**Short exercise**.
Retype only the lines from the one containing "Clone this chart in Plotly." through the one containing "fig = make_subplots(rows=2, cols=1)", both included, word for word. Pictures stay out of the copy.

====== Information supplied ======

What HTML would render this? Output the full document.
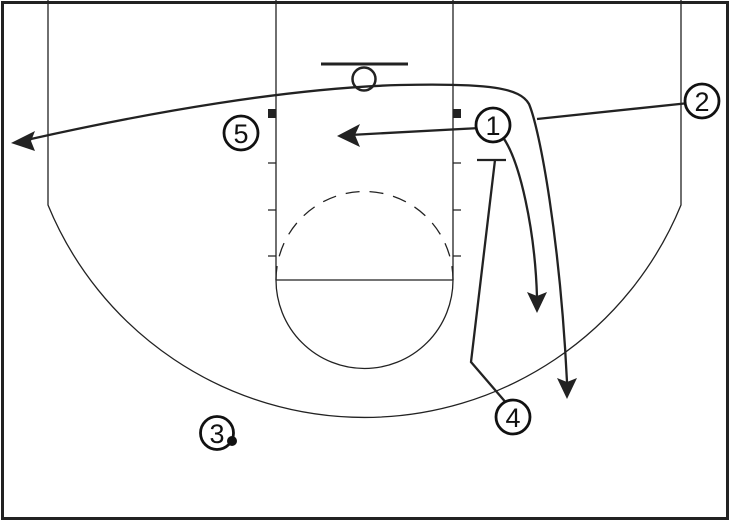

======
====== Information supplied ======

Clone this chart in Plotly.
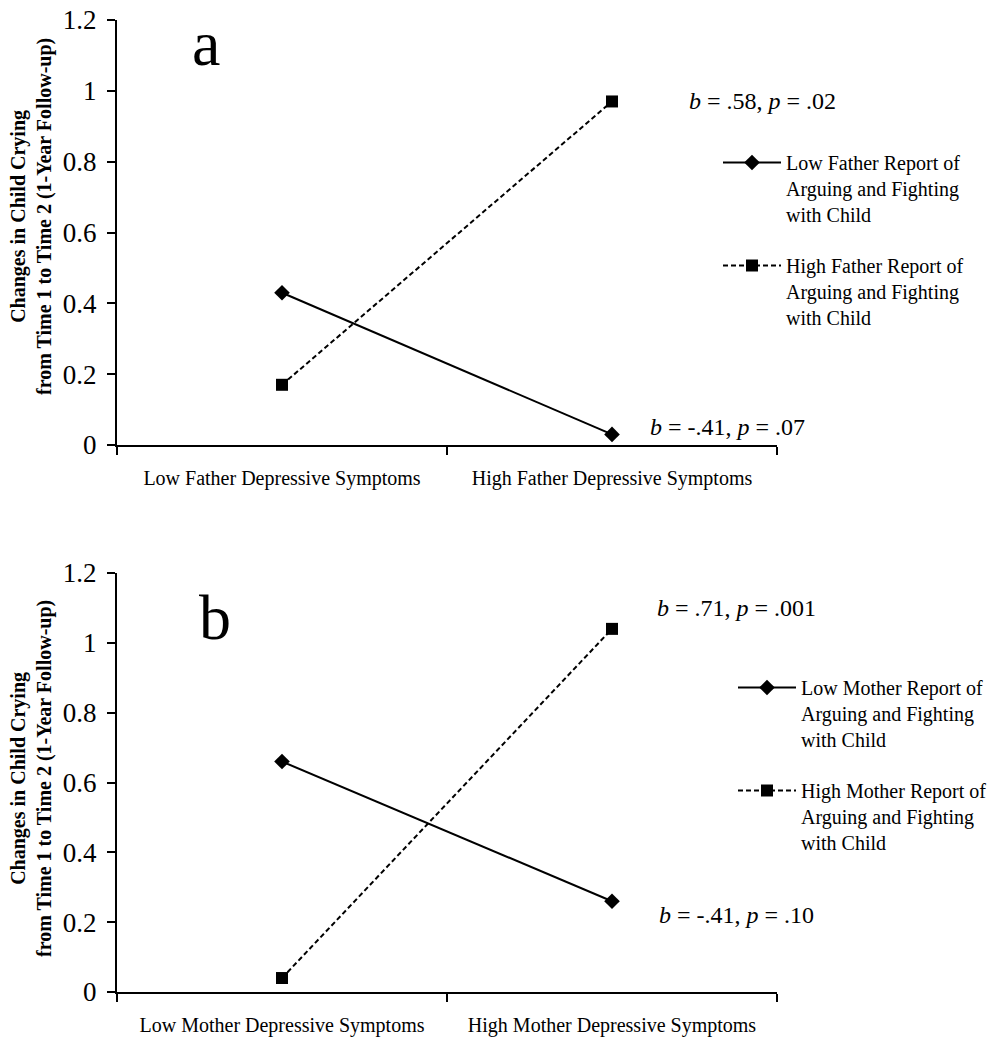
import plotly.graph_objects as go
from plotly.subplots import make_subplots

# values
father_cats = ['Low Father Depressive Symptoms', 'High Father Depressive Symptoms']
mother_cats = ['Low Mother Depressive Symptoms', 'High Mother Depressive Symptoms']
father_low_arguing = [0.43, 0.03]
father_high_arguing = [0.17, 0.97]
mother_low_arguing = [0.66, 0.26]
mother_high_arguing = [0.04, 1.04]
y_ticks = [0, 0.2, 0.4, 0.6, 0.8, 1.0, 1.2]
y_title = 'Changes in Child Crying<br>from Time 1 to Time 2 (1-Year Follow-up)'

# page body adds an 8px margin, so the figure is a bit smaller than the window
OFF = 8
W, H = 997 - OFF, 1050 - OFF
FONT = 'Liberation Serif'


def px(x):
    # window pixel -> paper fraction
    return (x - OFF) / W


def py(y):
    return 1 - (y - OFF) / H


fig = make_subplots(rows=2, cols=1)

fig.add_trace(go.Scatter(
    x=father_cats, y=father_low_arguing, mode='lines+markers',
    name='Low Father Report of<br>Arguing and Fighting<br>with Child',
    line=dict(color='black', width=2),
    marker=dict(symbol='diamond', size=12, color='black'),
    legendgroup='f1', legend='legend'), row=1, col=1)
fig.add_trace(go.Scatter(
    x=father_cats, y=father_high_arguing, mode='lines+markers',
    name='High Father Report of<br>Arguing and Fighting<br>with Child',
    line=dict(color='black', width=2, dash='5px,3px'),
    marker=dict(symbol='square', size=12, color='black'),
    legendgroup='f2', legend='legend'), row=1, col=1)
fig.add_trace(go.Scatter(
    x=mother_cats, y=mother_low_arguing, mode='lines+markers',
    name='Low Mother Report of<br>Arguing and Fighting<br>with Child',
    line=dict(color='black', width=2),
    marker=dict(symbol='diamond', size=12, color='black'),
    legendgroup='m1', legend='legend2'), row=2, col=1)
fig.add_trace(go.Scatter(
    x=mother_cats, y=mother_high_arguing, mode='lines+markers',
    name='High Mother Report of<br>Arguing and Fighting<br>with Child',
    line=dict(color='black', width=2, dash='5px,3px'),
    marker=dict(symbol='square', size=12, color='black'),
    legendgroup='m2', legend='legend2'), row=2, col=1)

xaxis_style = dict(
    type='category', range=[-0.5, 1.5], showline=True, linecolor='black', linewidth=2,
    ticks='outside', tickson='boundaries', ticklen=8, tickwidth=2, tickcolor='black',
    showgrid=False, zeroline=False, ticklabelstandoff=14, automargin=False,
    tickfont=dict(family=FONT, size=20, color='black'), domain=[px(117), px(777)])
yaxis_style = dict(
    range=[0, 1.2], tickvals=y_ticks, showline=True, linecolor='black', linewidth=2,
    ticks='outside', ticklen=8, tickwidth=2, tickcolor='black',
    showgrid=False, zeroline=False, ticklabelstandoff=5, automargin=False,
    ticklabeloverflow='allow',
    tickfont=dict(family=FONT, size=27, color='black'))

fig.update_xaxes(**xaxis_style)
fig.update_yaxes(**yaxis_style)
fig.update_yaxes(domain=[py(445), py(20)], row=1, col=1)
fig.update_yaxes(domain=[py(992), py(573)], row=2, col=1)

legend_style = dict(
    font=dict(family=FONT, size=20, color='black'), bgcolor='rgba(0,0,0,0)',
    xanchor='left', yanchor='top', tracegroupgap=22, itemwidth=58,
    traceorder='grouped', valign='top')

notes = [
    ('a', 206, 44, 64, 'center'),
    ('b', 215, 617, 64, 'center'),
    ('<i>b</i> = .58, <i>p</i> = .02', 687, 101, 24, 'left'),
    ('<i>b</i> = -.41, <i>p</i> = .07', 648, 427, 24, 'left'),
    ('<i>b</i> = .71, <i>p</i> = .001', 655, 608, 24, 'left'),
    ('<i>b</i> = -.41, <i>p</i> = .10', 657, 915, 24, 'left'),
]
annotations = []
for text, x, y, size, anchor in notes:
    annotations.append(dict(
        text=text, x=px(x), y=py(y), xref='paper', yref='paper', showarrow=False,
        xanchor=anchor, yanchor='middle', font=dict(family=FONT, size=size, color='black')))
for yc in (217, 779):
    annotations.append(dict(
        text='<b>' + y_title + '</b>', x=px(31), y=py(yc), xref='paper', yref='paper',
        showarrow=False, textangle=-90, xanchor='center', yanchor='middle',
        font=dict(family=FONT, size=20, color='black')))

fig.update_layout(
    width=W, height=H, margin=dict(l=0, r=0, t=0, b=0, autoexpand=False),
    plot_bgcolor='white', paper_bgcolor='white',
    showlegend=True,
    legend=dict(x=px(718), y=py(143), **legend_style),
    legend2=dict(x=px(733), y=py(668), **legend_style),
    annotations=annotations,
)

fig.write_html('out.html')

======

**Output of the exercise**.
Clone this chart in Plotly.
import plotly.graph_objects as go
from plotly.subplots import make_subplots

# values
father_cats = ['Low Father Depressive Symptoms', 'High Father Depressive Symptoms']
mother_cats = ['Low Mother Depressive Symptoms', 'High Mother Depressive Symptoms']
father_low_arguing = [0.43, 0.03]
father_high_arguing = [0.17, 0.97]
mother_low_arguing = [0.66, 0.26]
mother_high_arguing = [0.04, 1.04]
y_ticks = [0, 0.2, 0.4, 0.6, 0.8, 1.0, 1.2]
y_title = 'Changes in Child Crying<br>from Time 1 to Time 2 (1-Year Follow-up)'

# page body adds an 8px margin, so the figure is a bit smaller than the window
OFF = 8
W, H = 997 - OFF, 1050 - OFF
FONT = 'Liberation Serif'


def px(x):
    # window pixel -> paper fraction
    return (x - OFF) / W


def py(y):
    return 1 - (y - OFF) / H


fig = make_subplots(rows=2, cols=1)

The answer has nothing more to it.